Transcribe each line of the material as it is, and drop any picture.

· · · · ·

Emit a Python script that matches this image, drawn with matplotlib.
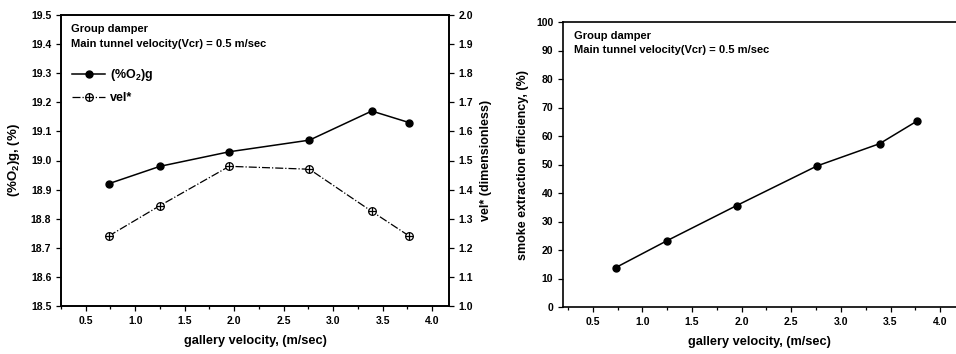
import matplotlib
matplotlib.use("Agg")
import matplotlib.pyplot as plt
from matplotlib.ticker import MultipleLocator

plt.rcParams["font.family"] = ["Liberation Sans", "DejaVu Sans"]
plt.rcParams["font.weight"] = "bold"
plt.rcParams["axes.labelweight"] = "bold"
plt.rcParams["mathtext.default"] = "regular"

# --- data ---------------------------------------------------------------------
gallery_vel = [0.73, 1.25, 1.95, 2.76, 3.39, 3.77]
o2_g = [18.92, 18.98, 19.03, 19.07, 19.17, 19.13]
vel_star = [1.24, 1.345, 1.48, 1.47, 1.325, 1.24]
smoke_eff = [13.8, 23.3, 35.6, 49.5, 57.3, 65.3]

W, H = 956, 354
fig = plt.figure(figsize=(W / 100, H / 100), dpi=100)

NOTE = "Group damper\nMain tunnel velocity(Vcr) = 0.5 m/sec"


def rect(x0, x1, ytop, ybot):
    return [x0 / W, 1 - ybot / H, (x1 - x0) / W, (ybot - ytop) / H]


def style_axis(ax):
    ax.tick_params(which="both", direction="out", labelsize=7.5, width=0.9)
    ax.tick_params(which="major", length=3.5)
    ax.tick_params(which="minor", length=2)
    for s in ax.spines.values():
        s.set_linewidth(1.2)


# --- left panel: O2 and vel* --------------------------------------------------
ax1 = fig.add_axes(rect(61, 449, 15, 306))
l1, = ax1.plot(gallery_vel, o2_g, "-o", color="black", lw=1.1, ms=5)
ax1.set_xlim(0.25, 4.17)
ax1.set_ylim(18.5, 19.5)
ax1.xaxis.set_major_locator(MultipleLocator(0.5))
ax1.xaxis.set_minor_locator(MultipleLocator(0.25))
ax1.yaxis.set_major_locator(MultipleLocator(0.1))
ax1.yaxis.set_major_formatter(plt.FormatStrFormatter("%.1f"))
ax1.set_xlabel("gallery velocity, (m/sec)", fontsize=9.2, labelpad=7)
ax1.set_ylabel("(%O$_2$)g, (%)", fontsize=9.5, labelpad=6)
style_axis(ax1)

ax2 = ax1.twinx()
l2, = ax2.plot(gallery_vel, vel_star, "-.", color="black", lw=0.9,
               marker="o", ms=5.5, mfc="white", mec="black", mew=0.9)
l2p, = ax2.plot(gallery_vel, vel_star, "+", color="black", ms=5.5, mew=0.9)
ax2.set_ylim(1.0, 2.0)
ax2.yaxis.set_major_locator(MultipleLocator(0.1))
ax2.yaxis.set_major_formatter(plt.FormatStrFormatter("%.1f"))
ax2.set_ylabel("vel* (dimensionless)", fontsize=9, labelpad=5)
style_axis(ax2)

ax1.text(0.027, 0.97, NOTE, transform=ax1.transAxes, fontsize=8,
         va="top", linespacing=1.6)
ax1.legend([l1, (l2, l2p)], ["(%O$_2$)g", "vel*"], loc="upper left",
           bbox_to_anchor=(0.0, 0.86), frameon=False, fontsize=9,
           handlelength=2.6, handletextpad=0.4, labelspacing=0.75)

# --- right panel: smoke extraction efficiency ---------------------------------
ax3 = fig.add_axes(rect(563, 956, 22, 307))
ax3.plot(gallery_vel, smoke_eff, "-o", color="black", lw=1.1, ms=5)
ax3.set_xlim(0.2, 4.16)
ax3.set_ylim(0, 100)
ax3.xaxis.set_major_locator(MultipleLocator(0.5))
ax3.xaxis.set_minor_locator(MultipleLocator(0.25))
ax3.yaxis.set_major_locator(MultipleLocator(10))
ax3.set_xlabel("gallery velocity, (m/sec)", fontsize=9.2, labelpad=7)
ax3.set_ylabel("smoke extraction efficiency, (%)", fontsize=9, labelpad=5)
style_axis(ax3)
ax3.spines["right"].set_visible(False)
ax3.text(0.027, 0.97, NOTE, transform=ax3.transAxes, fontsize=8,
         va="top", linespacing=1.6)

fig.savefig("out.png", dpi=100)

· · · · ·

ANSWER TO THE PROBLEM
Emit a Python script that matches this image, drawn with matplotlib.
import matplotlib
matplotlib.use("Agg")
import matplotlib.pyplot as plt
from matplotlib.ticker import MultipleLocator

plt.rcParams["font.family"] = ["Liberation Sans", "DejaVu Sans"]
plt.rcParams["font.weight"] = "bold"
plt.rcParams["axes.labelweight"] = "bold"
plt.rcParams["mathtext.default"] = "regular"

# --- data ---------------------------------------------------------------------
gallery_vel = [0.73, 1.25, 1.95, 2.76, 3.39, 3.77]
o2_g = [18.92, 18.98, 19.03, 19.07, 19.17, 19.13]
vel_star = [1.24, 1.345, 1.48, 1.47, 1.325, 1.24]
smoke_eff = [13.8, 23.3, 35.6, 49.5, 57.3, 65.3]

W, H = 956, 354
fig = plt.figure(figsize=(W / 100, H / 100), dpi=100)

NOTE = "Group damper\nMain tunnel velocity(Vcr) = 0.5 m/sec"


def rect(x0, x1, ytop, ybot):
    return [x0 / W, 1 - ybot / H, (x1 - x0) / W, (ybot - ytop) / H]


def style_axis(ax):
    ax.tick_params(which="both", direction="out", labelsize=7.5, width=0.9)
    ax.tick_params(which="major", length=3.5)
    ax.tick_params(which="minor", length=2)
    for s in ax.spines.values():
        s.set_linewidth(1.2)


# --- left panel: O2 and vel* --------------------------------------------------
ax1 = fig.add_axes(rect(61, 449, 15, 306))
l1, = ax1.plot(gallery_vel, o2_g, "-o", color="black", lw=1.1, ms=5)
ax1.set_xlim(0.25, 4.17)
ax1.set_ylim(18.5, 19.5)
ax1.xaxis.set_major_locator(MultipleLocator(0.5))
ax1.xaxis.set_minor_locator(MultipleLocator(0.25))
ax1.yaxis.set_major_locator(MultipleLocator(0.1))
ax1.yaxis.set_major_formatter(plt.FormatStrFormatter("%.1f"))
ax1.set_xlabel("gallery velocity, (m/sec)", fontsize=9.2, labelpad=7)
ax1.set_ylabel("(%O$_2$)g, (%)", fontsize=9.5, labelpad=6)
style_axis(ax1)

ax2 = ax1.twinx()
l2, = ax2.plot(gallery_vel, vel_star, "-.", color="black", lw=0.9,
               marker="o", ms=5.5, mfc="white", mec="black", mew=0.9)
l2p, = ax2.plot(gallery_vel, vel_star, "+", color="black", ms=5.5, mew=0.9)
ax2.set_ylim(1.0, 2.0)
ax2.yaxis.set_major_locator(MultipleLocator(0.1))
ax2.yaxis.set_major_formatter(plt.FormatStrFormatter("%.1f"))
ax2.set_ylabel("vel* (dimensionless)", fontsize=9, labelpad=5)
style_axis(ax2)

ax1.text(0.027, 0.97, NOTE, transform=ax1.transAxes, fontsize=8,
         va="top", linespacing=1.6)
ax1.legend([l1, (l2, l2p)], ["(%O$_2$)g", "vel*"], loc="upper left",
           bbox_to_anchor=(0.0, 0.86), frameon=False, fontsize=9,
           handlelength=2.6, handletextpad=0.4, labelspacing=0.75)

# --- right panel: smoke extraction efficiency ---------------------------------
ax3 = fig.add_axes(rect(563, 956, 22, 307))
ax3.plot(gallery_vel, smoke_eff, "-o", color="black", lw=1.1, ms=5)
ax3.set_xlim(0.2, 4.16)
ax3.set_ylim(0, 100)
ax3.xaxis.set_major_locator(MultipleLocator(0.5))
ax3.xaxis.set_minor_locator(MultipleLocator(0.25))
ax3.yaxis.set_major_locator(MultipleLocator(10))
ax3.set_xlabel("gallery velocity, (m/sec)", fontsize=9.2, labelpad=7)
ax3.set_ylabel("smoke extraction efficiency, (%)", fontsize=9, labelpad=5)
style_axis(ax3)
ax3.spines["right"].set_visible(False)
ax3.text(0.027, 0.97, NOTE, transform=ax3.transAxes, fontsize=8,
         va="top", linespacing=1.6)

fig.savefig("out.png", dpi=100)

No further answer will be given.